### WHAT YOU SHOULD DO
Indicate only the number of lines in the listing below in which the word "chart" appears.
>> Begin PROVIDED DATA
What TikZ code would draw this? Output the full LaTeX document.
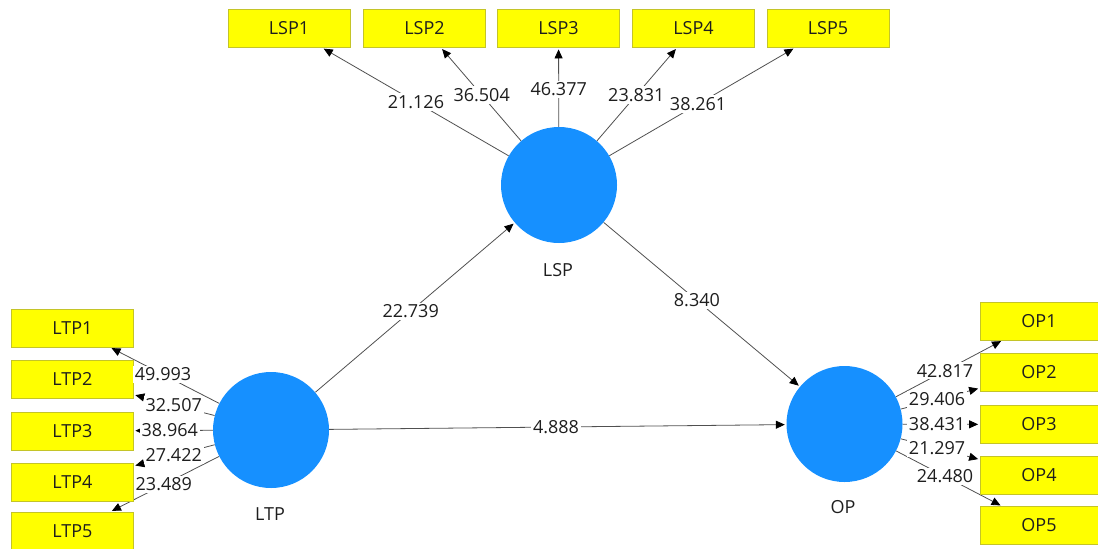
\documentclass[tikz,border=0pt]{standalone}
\usepackage{fontspec}
\setmainfont{Open Sans}
\usetikzlibrary{arrows.meta,calc}
\definecolor{lvblue}{RGB}{22,144,255}
\definecolor{indfill}{RGB}{255,255,0}
\definecolor{indline}{RGB}{196,196,40}
\definecolor{pathgray}{RGB}{80,80,80}
\definecolor{txt}{RGB}{30,30,30}
\pgfdeclarelayer{bg}
\pgfsetlayers{bg,main}
\tikzset{
  lv/.style={circle,fill=lvblue,draw=none,minimum size=116pt,inner sep=0pt},
  lvname/.style={font=\fontsize{18}{20}\selectfont,text=txt,inner sep=1pt},
  ind/.style={rectangle,fill=indfill,draw=indline,line width=0.8pt,minimum width=122pt,minimum height=38pt,inner sep=0pt,font=\fontsize{18}{20}\selectfont,text=txt},
  indR/.style={ind,minimum width=118pt},
  arr/.style={draw=pathgray,line width=0.8pt,-{Triangle[length=9pt,width=8pt,color=black]},shorten >=1.5pt},
  wt/.style={fill=white,inner sep=2pt,font=\fontsize{18}{20}\selectfont,text=txt}
}
\begin{document}
\begin{tikzpicture}[x=1pt,y=-1pt]
\useasboundingbox (0,0) rectangle (1098,549);

% latent variables
\node[lv] (LSP) at (559,185) {};
\node[lv] (LTP) at (271,430) {};
\node[lv] (OP)  at (844.5,424) {};
\node[lvname] (LSPn) at (558,270) {LSP};
\node[lvname] (LTPn) at (270,514) {LTP};
\node[lvname] (OPn)  at (843,507) {OP};

% indicators of LSP
\node[ind] (LSP1) at (289,28.5)   {LSP1};
\node[ind] (LSP2) at (424.5,28.5) {LSP2};
\node[ind] (LSP3) at (558.5,28.5) {LSP3};
\node[ind] (LSP4) at (693.5,28.5) {LSP4};
\node[ind] (LSP5) at (828,28.5)   {LSP5};

% indicators of LTP
\node[ind] (LTP1) at (72.5,328)   {LTP1};
\node[ind] (LTP2) at (72.5,379)   {LTP2};
\node[ind] (LTP3) at (72.5,431)   {LTP3};
\node[ind] (LTP4) at (72.5,482)   {LTP4};
\node[ind] (LTP5) at (72.5,531)   {LTP5};

% indicators of OP
\node[indR] (OP1) at (1039,321)   {OP1};
\node[indR] (OP2) at (1039,372.5) {OP2};
\node[indR] (OP3) at (1039,424.5) {OP3};
\node[indR] (OP4) at (1039,475)   {OP4};
\node[indR] (OP5) at (1039,525.5) {OP5};

% paths and loadings
\begin{pgfonlayer}{bg}
\foreach \i in {1,...,5} {
  \draw[arr] (LSP) -- (LSP\i);
  \draw[arr] (LTP) -- (LTP\i);
  \draw[arr] (OP) -- (OP\i);
}
\draw[arr] (LTP) -- (LSP);
\draw[arr] (LSP) -- (OP);
\draw[arr] (LTP) -- (OP);
\end{pgfonlayer}

\node[wt] (wLSP1) at ($(LSP)!0.53!(LSP1)$)  {21.126};
\node[wt] (wLSP2) at ($(LSP)!0.575!(LSP2)$) {36.504};
\node[wt] (wLSP3) at ($(LSP)!0.61!(LSP3)$)  {46.377};
\node[wt] (wLSP4) at ($(LSP)!0.575!(LSP4)$) {23.831};
\node[wt] (wLSP5) at ($(LSP)!0.517!(LSP5)$) {38.261};

\node[wt] (wLTP1) at ($(LTP)!0.544!(LTP1)$) {49.993};
\node[wt] (wLTP2) at ($(LTP)!0.49!(LTP2)$)  {32.507};
\node[wt] (wLTP3) at ($(LTP)!0.51!(LTP3)$)  {38.964};
\node[wt] (wLTP4) at ($(LTP)!0.49!(LTP4)$)  {27.422};
\node[wt] (wLTP5) at ($(LTP)!0.54!(LTP5)$)  {23.489};

\node[wt] (wOP1) at ($(OP)!0.517!(OP1)$) {42.817};
\node[wt] (wOP2) at ($(OP)!0.476!(OP2)$) {29.406};
\node[wt] (wOP3) at ($(OP)!0.476!(OP3)$) {38.431};
\node[wt] (wOP4) at ($(OP)!0.476!(OP4)$) {21.297};
\node[wt] (wOP5) at ($(OP)!0.517!(OP5)$) {24.480};

\node[wt] (wA) at ($(LTP)!0.485!(LSP)$) {22.739};
\node[wt] (wB) at ($(LSP)!0.483!(OP)$)  {8.340};
\node[wt] (wC) at ($(LTP)!0.497!(OP)$)  {4.888};
\end{tikzpicture}
\end{document}
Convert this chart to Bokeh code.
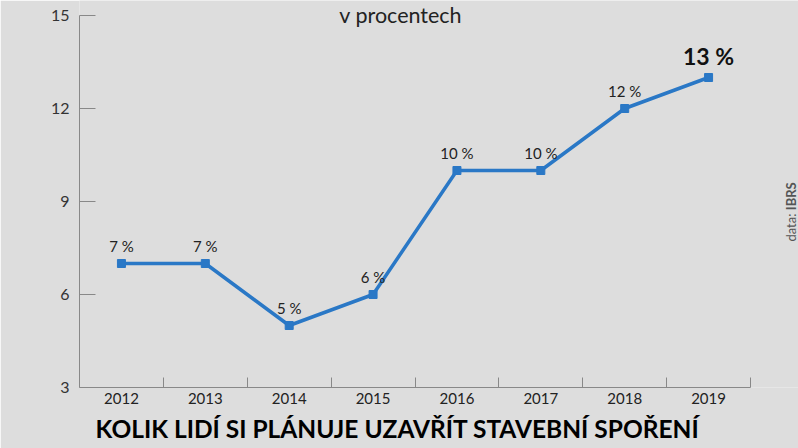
import math
from bokeh.plotting import figure
from bokeh.models import ColumnDataSource, FixedTicker, Label, Range1d, Title
from bokeh.core.properties import value
from bokeh.embed import file_html
from bokeh.resources import INLINE

years = ["2012", "2013", "2014", "2015", "2016", "2017", "2018", "2019"]
values = [7, 7, 5, 6, 10, 10, 12, 13]
labels = ["7 %", "7 %", "5 %", "6 %", "10 %", "10 %", "12 %", "13 %"]
y_min, y_max = 3, 15
y_ticks = [3, 6, 9, 12, 15]

xpos = [i + 0.5 for i in range(len(years))]
BG = "#dddddd"
FONT = "Lato"

W, H = 798, 448
AX_L, AX_R, AX_T, AX_B = 79, 750, 15, 387  # where the axes sit on the canvas
n = len(years)
x_end = n * (W - AX_L) / (AX_R - AX_L)               # frame runs to the right edge
y_end = y_max + (y_max - y_min) * AX_T / (AX_B - AX_T)  # frame runs to the top edge

p = figure(width=W, height=H, output_backend="svg", toolbar_location=None,
           x_range=Range1d(0, x_end), y_range=Range1d(y_min, y_end),
           min_border_left=AX_L, min_border_right=0, min_border_top=0,
           min_border_bottom=H - AX_B)
p.background_fill_color = BG
p.border_fill_color = BG
p.outline_line_color = None
p.grid.visible = False

# axes
p.xaxis.bounds = (0, n)
p.xaxis.ticker = FixedTicker(ticks=xpos, minor_ticks=[i + 1 for i in range(n)])
p.xaxis.major_label_overrides = {x: y for x, y in zip(xpos, years)}
p.xaxis.major_tick_in = 0
p.xaxis.major_tick_out = 0
p.xaxis.minor_tick_in = 10
p.xaxis.minor_tick_out = 0
p.xaxis.axis_line_color = "#888888"
p.xaxis.minor_tick_line_color = "#888888"
p.xaxis.major_label_text_font = FONT
p.xaxis.major_label_text_font_size = "15px"
p.xaxis.major_label_text_color = "#222222"
p.xaxis.major_label_standoff = 5

p.yaxis.bounds = (y_min, y_max)
p.yaxis.ticker = FixedTicker(ticks=y_ticks)
p.yaxis.major_tick_in = 16
p.yaxis.major_tick_out = 0
p.yaxis.minor_tick_line_color = None
p.yaxis.axis_line_color = "#888888"
p.yaxis.major_tick_line_color = "#888888"
p.yaxis.major_label_text_font = FONT
p.yaxis.major_label_text_font_size = "16px"
p.yaxis.major_label_text_color = "#333333"
p.yaxis.major_label_standoff = 10

src = ColumnDataSource(dict(x=xpos, y=values))
p.line("x", "y", source=src, line_color="#2a78c6", line_width=3.5)
p.scatter("x", "y", source=src, marker="square", size=8, color="#2a78c6")

# data labels (all but last normal, last bold)
lsrc = ColumnDataSource(dict(x=xpos[:-1], y=values[:-1], t=labels[:-1]))
p.text("x", "y", text="t", source=lsrc, text_font=value(FONT), text_font_size="15px",
       text_color="#222222", text_align="center", text_baseline="bottom", y_offset=-9)
p.add_layout(Label(x=xpos[-1], y=values[-1], text=labels[-1], text_font=FONT,
                   text_font_size="23px", text_font_style="bold", text_color="#111111",
                   text_align="center", text_baseline="bottom", y_offset=8))

# subtitle at the top
p.add_layout(Label(x=3.83, y=15.03, text="v procentech",
                   text_font=FONT, text_font_size="21.5px", text_color="#222222",
                   text_align="center", text_baseline="middle"))

# source note, rotated
p.add_layout(Label(x=8.477, y=8.72, text="data: ",
                   text_font=FONT, text_font_size="13px",
                   text_color="#555555", angle=math.pi / 2, text_align="right",
                   text_baseline="middle"))
p.add_layout(Label(x=8.477, y=8.72, text="IBRS",
                   text_font=FONT, text_font_size="13px",
                   text_font_style="bold", text_color="#555555", angle=math.pi / 2,
                   text_align="left", text_baseline="middle"))

# headline below the chart
p.add_layout(Title(text="KOLIK LIDÍ SI PLÁNUJE UZAVŘÍT STAVEBNÍ SPOŘENÍ",
                   text_font=FONT, text_font_size="24.5px", text_font_style="bold",
                   text_color="#000000", align="left", offset=16, standoff=10), "below")

open("out.html", "w").write(file_html(p, INLINE))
>> End PROVIDED DATA
### RESULT FOR THIS EXERCISE
2